On July 6, Biden mentioned having people go door-to-door to improve community outreach efforts to help more people get vaccinated. However, Greene and other Republicans have said that Biden’s plan has authoritarian intentions.

Afterward, Colorado Representative Lauren Boebert tweeted that Biden had “deployed his Needle Nazis.” Ohio Representative Jim Jordan said that next, the Biden Administration would go door-to-door to ask whether Americans owned guns. North Carolina Representative Madison Cawthorn said Biden would use his pandemic authority to take away people’s guns and Bibles.

On July 8, White House Press Secretary Jen Psaki clarified Biden’s plan. She said that the door-to-door vaccine volunteers are “local, trusted messengers: doctors, faith leaders, community leaders.” The volunteers are there to provide information about the vaccines’ benefits and where people can get vaccinated.
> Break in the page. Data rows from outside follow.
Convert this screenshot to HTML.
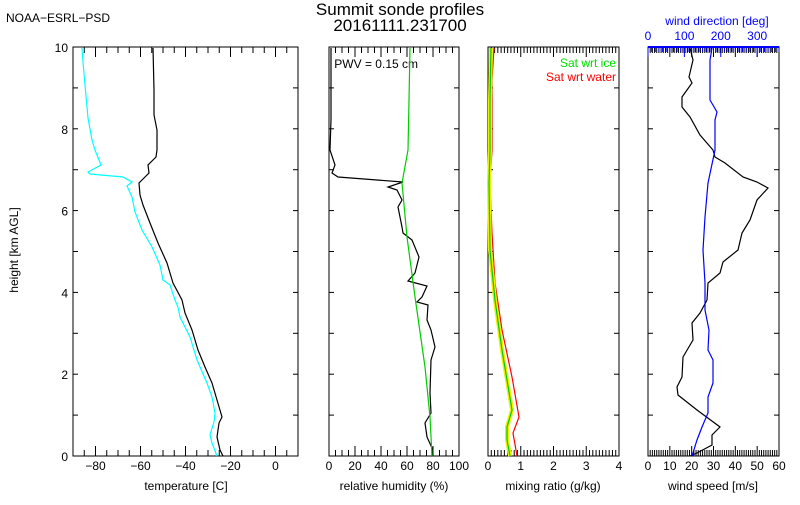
<!DOCTYPE html>
<html><head><meta charset="utf-8"><style>
body{margin:0;background:#fff;width:800px;height:500px;overflow:hidden}
svg text{font-family:"Liberation Sans",sans-serif;font-size:12px}
</style></head><body>
<svg id="s" width="800" height="500" xmlns="http://www.w3.org/2000/svg">
<text x="6" y="22" font-size="12">NOAA−ESRL−PSD</text>
<text x="400" y="15" text-anchor="middle" style="font-size:17px">Summit sonde profiles</text>
<text x="400" y="31" text-anchor="middle" style="font-size:17px">20161111.231700</text>
<text x="18" y="250" text-anchor="middle" transform="rotate(-90 18 250)" font-size="11">height [km AGL]</text>
<text x="717" y="25" text-anchor="middle" fill="#00f">wind direction [deg]</text>
<text x="418" y="68" text-anchor="end">PWV = 0.15 cm</text>
<text x="616" y="67" text-anchor="end" fill="#0d0">Sat wrt ice</text>
<text x="616" y="81" text-anchor="end" fill="#f00">Sat wrt water</text>
<text x="186" y="490" text-anchor="middle">temperature [C]</text>
<text x="394" y="490" text-anchor="middle">relative humidity (%)</text>
<text x="553" y="490" text-anchor="middle">mixing ratio (g/kg)</text>
<text x="713" y="490" text-anchor="middle">wind speed [m/s]</text>
<g id="g" fill="none" stroke-width="1"></g>
</svg>
<script>
var g=document.getElementById('g'),s=document.getElementById('s');
var T=47,B=456;
function el(n,a,t){var e=document.createElementNS('http://www.w3.org/2000/svg',n);for(var k in a)e.setAttribute(k,a[k]);if(t!=null)e.textContent=t;(n=='text'?s:g).appendChild(e);return e;}
function pl(p,c,w){el('polyline',{points:p,stroke:c,'stroke-width':w||1.2});}
function panel(x0,x1,v0,v1,minor,major,labels,ylab){
 el('rect',{x:x0,y:T,width:x1-x0,height:B-T,stroke:'#000'});
 for(var v=v0;v<=v1+1e-9;v+=minor){var x=x0+(v-v0)/(v1-v0)*(x1-x0);var big=Math.abs(v/major-Math.round(v/major))<1e-6;var L=big?10:6;
  el('line',{x1:x,y1:B,x2:x,y2:B-L,stroke:'#000'});el('line',{x1:x,y1:T,x2:x,y2:T+L,stroke:'#000'});}
 labels.forEach(function(v){var x=x0+(v-v0)/(v1-v0)*(x1-x0);el('text',{x:x,y:470,'text-anchor':'middle'},v<0?'−'+(-v):v);});
 for(var k=0;k<=10;k++){var y=B-k*(B-T)/10;el('line',{x1:x0,y1:y,x2:x0+5,y2:y,stroke:'#000'});el('line',{x1:x1,y1:y,x2:x1-5,y2:y,stroke:'#000'});
  if(ylab&&k%2==0)el('text',{x:x0-5,y:y+5,'text-anchor':'end'},k);}
}
panel(73,298,-90,10,5,20,[-80,-60,-40,-20,0],true);
panel(329,459,0,100,5,20,[0,20,40,60,80,100],false);
panel(488,619,0,4,0.1,1,[0,1,2,3,4],false);
panel(648,779,0,60,1,10,[0,10,20,30,40,50,60],false);
for(var d=0;d<=360;d+=10){var x=648+d*131/360;el('line',{x1:x,y1:T,x2:x,y2:T+(d%100==0?10:5),stroke:'#00f'});}
el('line',{x1:648,y1:T,x2:779,y2:T,stroke:'#00f','stroke-width':2});
[0,100,200,300].forEach(function(d){el('text',{x:648+d*131/360,y:40,'text-anchor':'middle',fill:'#00f'},d);});
pl("82,48 83,62 85,85 88,118 92,140 95,150 97,155 101,165 88,172 90,174 123,177 132,182 127,186 132,197 135,212 142,230 152,247 160,265 163,280 170,285 175,300 178,307 180,317 190,337 197,360 207,383 212,397 215,413 214,422 210,435 212,443 217,456","#0ff");
pl("153,48 154,90 154,115 157,130 157,150 156,157 148,165 149,173 144,178 139,183 140,195 143,205 150,223 158,243 167,263 173,283 182,300 185,313 192,330 198,350 205,367 212,383 217,400 222,417 219,423 217,437 220,450 223,456","#000");
pl("331,48 331,120 330,150 335,165 332,173 338,177 403,182 388,187 397,190 402,200 398,207 402,227 403,233 412,240 419,257 415,273 408,281 427,286 422,297 417,302 428,305 427,320 431,330 435,347 431,360 430,393 431,413 425,423 427,437 432,448 432,456","#000");
pl("410,48 409,100 408,150 402,183 407,237 415,297 425,367 430,417 432,456","#0c0");
pl("494,48 492,80 492,150 490,183 492,233 495,283 502,330 512,377 519,417 513,433 517,456","#f00");
pl("491,48 490,100 490,150 489,183 490,250 495,300 502,350 512,410 507,427 507,440 510,456","#ee0",4);
pl("491,48 490,100 490,150 489,183 490,250 495,300 502,350 512,410 507,427 507,440 510,456","#0c0");
pl("690,48 693,60 689,77 692,83 682,97 682,107 690,117 700,135 713,150 715,157 725,163 743,177 757,182 768,188 757,200 750,220 742,233 738,250 723,262 720,273 708,283 707,300 700,313 692,323 693,340 683,357 682,377 677,387 678,395 697,410 720,427 712,435 712,445 697,453 690,456","#000");
pl("712,48 710,60 710,100 717,112 715,120 715,150 708,183 705,217 703,250 705,283 705,310 709,330 708,350 713,360 713,383 708,397 708,413 702,427 697,440 692,456","#00f");
</script>
</body></html>
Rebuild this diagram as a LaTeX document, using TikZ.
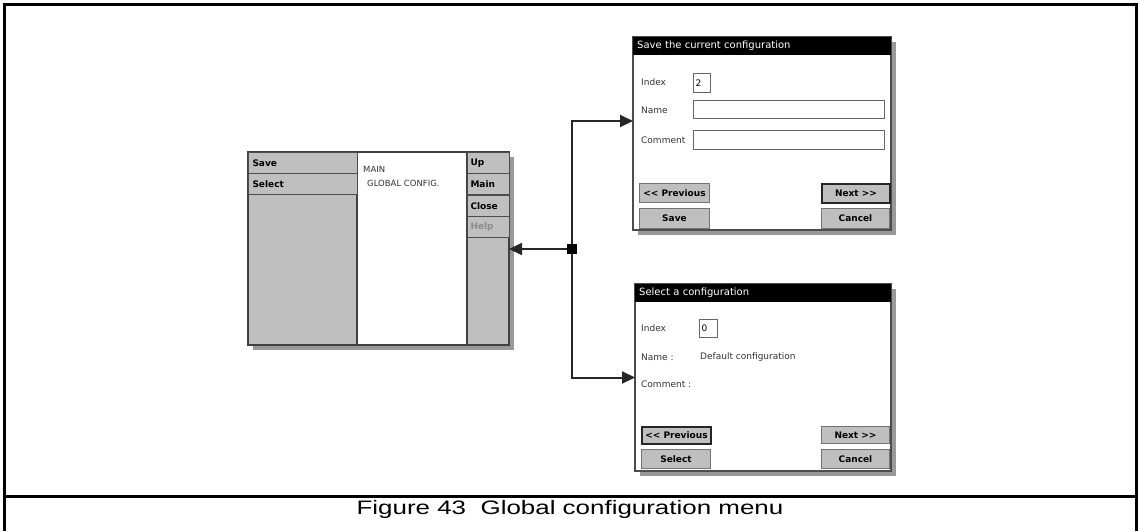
\documentclass[tikz,border=0pt]{standalone}
\usepackage{fontspec}
\setmainfont{Liberation Sans}
\newfontfamily\uifont{DejaVu Sans}
\usetikzlibrary{arrows.meta,shadows}

\begin{document}
\begin{tikzpicture}[x=1pt, y=-1pt, >={Triangle[length=13pt,width=12pt]},
    frameline/.style={line width=3pt},
    boxshadow/.style={drop shadow={shadow xshift=5pt, shadow yshift=-5pt, fill=black!40, opacity=1}},
    panel/.style={draw=black!75, line width=2.5pt, fill=black!25, anchor=north west, inner sep=0pt, outer sep=0pt},
    dlg/.style={draw=black!70, line width=2pt, fill=white, anchor=north west, inner sep=0pt, outer sep=0pt},
    titlebar/.style={fill=black, text=white, anchor=north west, minimum height=18pt, text width=#1, align=left, inner xsep=4pt, inner ysep=0pt, font=\uifont\fontsize{10}{11}\selectfont},
    menubtn/.style={draw=black!70, line width=1pt, fill=black!25, anchor=north west, minimum height=21pt, text width=#1, align=left, inner xsep=4pt, inner ysep=0pt, font=\uifont\bfseries\fontsize{9}{10}\selectfont},
    uibtn/.style={draw=black!55, line width=1pt, fill=black!25, anchor=north west, inner sep=0pt, font=\uifont\bfseries\fontsize{9}{10}\selectfont},
    defbtn/.style={uibtn, draw=black!85, line width=2pt},
    field/.style={draw=black!60, line width=1pt, fill=white, anchor=north west, inner ysep=0pt, inner xsep=2pt, align=left, font=\uifont\fontsize{9}{10}\selectfont},
    lbl/.style={anchor=west, inner sep=0pt, text=black!80, font=\uifont\fontsize{9}{10}\selectfont},
    menutxt/.style={anchor=base west, inner sep=0pt, text=black!80, font=\uifont\fontsize{8.5}{10}\selectfont},
    junc/.style={fill=black, minimum size=10pt, inner sep=0pt},
    conn/.style={->, line width=2pt, draw=black!85}]

    \useasboundingbox (0,0) rectangle (1138,531);

    % outer frame and caption
    \draw[frameline] (4,531) -- (4,4) -- (1136,4) -- (1136,531);
    \draw[frameline] (4,496) -- (1136,496);
    \node[anchor=base, font=\fontsize{19.5}{22}\selectfont] (caption) at (570,514) {\scalebox{1.33}[1]{Figure 43\ \ Global configuration menu}};

    % menu screen
    \node[panel, boxshadow, minimum width=261pt, minimum height=193pt] (menu) at (248,152) {};
    \node[dlg, draw=black!75, minimum width=110pt, minimum height=193pt] (menuview) at (357,152) {};
    \node[menubtn=101pt] (bsave) at (248,152) {Save};
    \node[menubtn=101pt] (bselect) at (248,173) {Select};
    \node[menubtn=36pt, inner xsep=3pt] (bup) at (467,152) {Up};
    \node[menubtn=36pt, inner xsep=3pt] (bmain) at (467,173) {Main};
    \node[menubtn=36pt, inner xsep=3pt] (bclose) at (467,195) {Close};
    \node[menubtn=36pt, inner xsep=3pt, text=black!45] (bhelp) at (467,216) {Help};
    \node[menutxt] (mtitle) at (363,172) {MAIN};
    \node[menutxt] (mpath) at (367,186) {GLOBAL CONFIG.};

    % save dialog
    \node[dlg, boxshadow, minimum width=258pt, minimum height=193pt] (savedlg) at (633,37) {};
    \node[titlebar=250pt] (savetitle) at (633,37) {Save the current configuration};
    \node[lbl] (sindex) at (641,82) {Index};
    \node[field, text width=13pt, minimum height=19pt] (sindexbox) at (693,73) {2};
    \node[lbl] (sname) at (641,110) {Name};
    \node[field, text width=187pt, minimum height=18pt] (snamebox) at (693,100) {};
    \node[lbl] (scomment) at (641,140) {Comment};
    \node[field, text width=187pt, minimum height=19pt] (scommentbox) at (693,130) {};
    \node[uibtn, minimum width=70pt, minimum height=19pt] (sprev) at (639,183) {<< Previous};
    \node[defbtn, minimum width=68pt, minimum height=19pt] (snext) at (821,183) {Next >>};
    \node[uibtn, minimum width=70pt, minimum height=20pt] (ssave) at (639,208) {Save};
    \node[uibtn, minimum width=68pt, minimum height=20pt] (scancel) at (821,208) {Cancel};

    % select dialog
    \node[dlg, boxshadow, minimum width=256pt, minimum height=187pt] (seldlg) at (635,284) {};
    \node[titlebar=248pt] (seltitle) at (635,284) {Select a configuration};
    \node[lbl] (xindex) at (641,328) {Index};
    \node[field, text width=14pt, minimum height=18pt] (xindexbox) at (699,319) {0};
    \node[lbl] (xname) at (641,357) {Name :};
    \node[lbl] (xnameval) at (700,357) {Default configuration};
    \node[lbl] (xcomment) at (641,384) {Comment :};
    \node[defbtn, minimum width=69pt, minimum height=17pt] (xprev) at (641,426) {<< Previous};
    \node[uibtn, minimum width=68pt, minimum height=17pt] (xnext) at (821,426) {Next >>};
    \node[uibtn, minimum width=69pt, minimum height=19pt] (xselect) at (641,449) {Select};
    \node[uibtn, minimum width=68pt, minimum height=19pt] (xcancel) at (821,449) {Cancel};

    % connectors
    \node[junc] (junc) at (572,249) {};
    \coordinate (savein) at (savedlg.west |- 0,121);
    \draw[conn] (junc) -- (junc -| menu.east);
    \draw[conn] (junc) |- (savein);
    \draw[conn] (junc) |- (seldlg.west);
\end{tikzpicture}
\end{document}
Republican Georgia Representative Marjorie Taylor Greene told a group in Dothan, Alabama that southerners might shoot door-to-door vaccination volunteers associated with the Biden Administration. In this photo, Greene speaks during a news conference in her Washington D.C. office next to a poster oshowing the director of the U.S. National Institute of Allergy and Infectious Diseases Anthony Fauci on July 20, 2021.
Alex Wong/Getty

“They are not members of the government,” Psaki said. “They are not federal government employees. They are volunteers. They are clergy. They are trusted voices in communities who are playing this role and door knocking.”

Psaki also later clarified that the federal government has no list of who is vaccinated and who isn’t. She clarified this after Health and Human Services Secretary Xavier Becerra said on July 8 that it’s the government’s business to know who has been vaccinated. Becerra also said that it’s legal to knock on doors.

During her speech in Alabama, Greene also blamed Dr. Anthony Fauci, the head of the National Institute of Allergy and Infectious Diseases (NIAID), for funding “gain of function” experiments at the Wuhan Institute of Virology (WIV). The U.S. has been investigating whether an accident at the WIV may have led to the COVID-19 outbreak.

While Fauci has said that the NIAID has never funded gain-of-function research, he has also admitted under Senate questioning that he can’t know for certain how the WIV lab used the NIAID’s previous financial aid.

Newsweek contacted Greene’s office for comment.